*Exercise details*: The listing below begins with the first line you should copy; stop after the line containing "tick_values = [10, 20, 30, 40]", and drop every picture.

*Dataset section*:
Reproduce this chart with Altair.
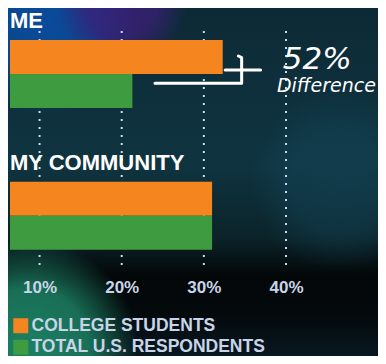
import altair as alt
import pandas as pd

# ---- data ----
groups = ["ME", "ME", "MY COMMUNITY", "MY COMMUNITY"]
series = ["COLLEGE STUDENTS", "TOTAL U.S. RESPONDENTS",
          "COLLEGE STUDENTS", "TOTAL U.S. RESPONDENTS"]
values = [32.3, 21.3, 31.0, 31.0]
group_titles = ["ME", "MY COMMUNITY"]
legend_labels = ["COLLEGE STUDENTS", "TOTAL U.S. RESPONDENTS"]
tick_values = [10, 20, 30, 40]

# annotation (x in %, y in bar-heights below the top of the ME bars)
bracket_x = [34.2, 34.6, 34.6, 24.05]
bracket_y = [0.47, 0.52, 1.27, 1.27]
stub_x = [32.6, 36.9]
stub_y = [0.88, 0.88]
note_text = ["52%", "Difference"]
note_x = [39.6, 38.9]
note_y = [0.84, 1.53]
note_size = [31, 19]

# ---- style ----
W, H = 368, 234
PAD = {"left": 2, "top": 23, "right": 0, "bottom": 91}
XMIN, XMAX = 6.4, 51.2
ORANGE, GREEN = "#f5851f", "#3f9b3f"
LIGHT = "#c8d5e8"
FONT = "Liberation Sans, Arial, sans-serif"
HAND = "DejaVu Sans"

one = pd.DataFrame({"k": [0]})
df = pd.DataFrame({"group": groups, "series": series, "value": values, "base": XMIN})
titles_df = pd.DataFrame({"group": group_titles})
ticks_df = pd.DataFrame({"tick": tick_values})
bracket_df = pd.DataFrame({"bx": bracket_x, "by": bracket_y, "order": list(range(len(bracket_x)))})
stub_df = pd.DataFrame({"sx": [stub_x[0]], "sx2": [stub_x[1]], "sy": [stub_y[0]]})
note_df = pd.DataFrame({"nx": note_x, "ny": note_y, "t": note_text, "size": note_size})

x_scale = alt.Scale(domain=[XMIN, XMAX], zero=False, nice=False)
group_scale = alt.Scale(domain=group_titles, paddingInner=0.52,
                        paddingOuter=0.0854, align=0.372)
ann_y = alt.Scale(domain=[-9 / 34, (H - 9) / 34], reverse=True, nice=False, zero=False)


def blob(cx, cy, r, rgb, alpha):
    return alt.Chart(one).mark_rect(
        fill=alt.RadialGradient(
            gradient="radial", x1=0.5, y1=0.5, x2=0.5, y2=0.5, r1=0, r2=0.5,
            stops=[
                alt.GradientStop(color=f"rgba({rgb},{alpha})", offset=0),
                alt.GradientStop(color=f"rgba({rgb},{alpha * 0.85})", offset=0.55),
                alt.GradientStop(color=f"rgba({rgb},0)", offset=1),
            ],
        )
    ).encode(x=alt.value(cx - r), x2=alt.value(cx + r), y=alt.value(cy - r), y2=alt.value(cy + r))


bg = alt.Chart(one).mark_rect(
    fill=alt.LinearGradient(
        gradient="linear", x1=0, x2=0, y1=0, y2=1,
        stops=[
            alt.GradientStop(color="#0c2a36", offset=0),
            alt.GradientStop(color="#0f3440", offset=0.45),
            alt.GradientStop(color="#0b2329", offset=0.66),
            alt.GradientStop(color="#030708", offset=0.77),
            alt.GradientStop(color="#04090c", offset=0.88),
            alt.GradientStop(color="#081820", offset=1),
        ],
    )
).encode(x=alt.value(-PAD["left"]), x2=alt.value(W + PAD["right"]),
         y=alt.value(-PAD["top"]), y2=alt.value(H + PAD["bottom"]))

blue = blob(35, -12, 95, "10,75,155", 1.0)
purple = blob(112, -28, 65, "60,30,120", 0.85)
teal = blob(330, 150, 90, "20,70,90", 0.5)
green = blob(18, 318, 110, "28,128,98", 1.0)

grid = alt.Chart(ticks_df).mark_rule(
    strokeDash=[2, 6], strokeWidth=2, color="#c9dcf0"
).encode(x=alt.X("tick:Q", scale=x_scale, title=None))

bars = alt.Chart(df).mark_bar().encode(
    x=alt.X("value:Q", scale=x_scale, title=None,
            axis=alt.Axis(values=tick_values, labelExpr="datum.value + '%'",
                          domain=False, ticks=False, tickSize=0, grid=False, zindex=1,
                          labelFont=FONT, labelFontSize=17, labelFontWeight="bold",
                          labelColor=LIGHT, labelBaseline="alphabetic", labelPadding=27)),
    x2="base:Q",
    y=alt.Y("group:N", scale=group_scale, axis=None),
    yOffset=alt.YOffset("series:N", scale=alt.Scale(domain=legend_labels,
                                                     paddingInner=0, paddingOuter=0)),
    color=alt.Color("series:N", scale=alt.Scale(domain=legend_labels, range=[ORANGE, GREEN]),
                    legend=alt.Legend(orient="none", legendX=2, legendY=286, title=None,
                                      symbolType="square", symbolSize=225,
                                      symbolStrokeWidth=0, symbolOpacity=1,
                                      labelFont=FONT, labelFontSize=17.5, labelFontWeight="bold",
                                      labelColor=LIGHT, labelOffset=2, rowPadding=2.5,
                                      padding=0, labelLimit=400, zindex=1)),
)

titles = alt.Chart(titles_df).mark_text(
    align="left", baseline="alphabetic", dy=-12, font=FONT, fontSize=22,
    fontWeight="bold", color="white"
).encode(x=alt.value(0), y=alt.Y("group:N", scale=group_scale, bandPosition=0, axis=None),
         text="group:N")

bracket = alt.Chart(bracket_df).mark_line(
    color="white", strokeWidth=3, strokeCap="round", strokeJoin="round"
).encode(x=alt.X("bx:Q", scale=x_scale, title=None),
         y=alt.Y("by:Q", scale=ann_y, axis=None), order="order:Q")

stub = alt.Chart(stub_df).mark_rule(color="white", strokeWidth=3, strokeCap="round").encode(
    x=alt.X("sx:Q", scale=x_scale, title=None), x2="sx2:Q",
    y=alt.Y("sy:Q", scale=ann_y, axis=None))

notes = alt.Chart(note_df).mark_text(
    align="left", baseline="alphabetic", font=HAND, fontStyle="italic", color="white"
).encode(x=alt.X("nx:Q", scale=x_scale, title=None),
         y=alt.Y("ny:Q", scale=ann_y, axis=None),
         text="t:N", size=alt.Size("size:Q", scale=None, legend=None))

chart = alt.layer(
    alt.layer(bg, blue, purple, teal, green, grid, bars, titles),
    alt.layer(bracket, stub, notes),
).resolve_scale(y="independent").properties(
    width=W, height=H,
    autosize=alt.AutoSizeParams(type="none"),
    padding=PAD,
).configure_view(stroke=None).configure(background="#0b2228")

chart.save("out.html", embed_options={"renderer": "svg", "actions": False})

*Solution to this task*:
Reproduce this chart with Altair.
import altair as alt
import pandas as pd

# ---- data ----
groups = ["ME", "ME", "MY COMMUNITY", "MY COMMUNITY"]
series = ["COLLEGE STUDENTS", "TOTAL U.S. RESPONDENTS",
          "COLLEGE STUDENTS", "TOTAL U.S. RESPONDENTS"]
values = [32.3, 21.3, 31.0, 31.0]
group_titles = ["ME", "MY COMMUNITY"]
legend_labels = ["COLLEGE STUDENTS", "TOTAL U.S. RESPONDENTS"]
tick_values = [10, 20, 30, 40]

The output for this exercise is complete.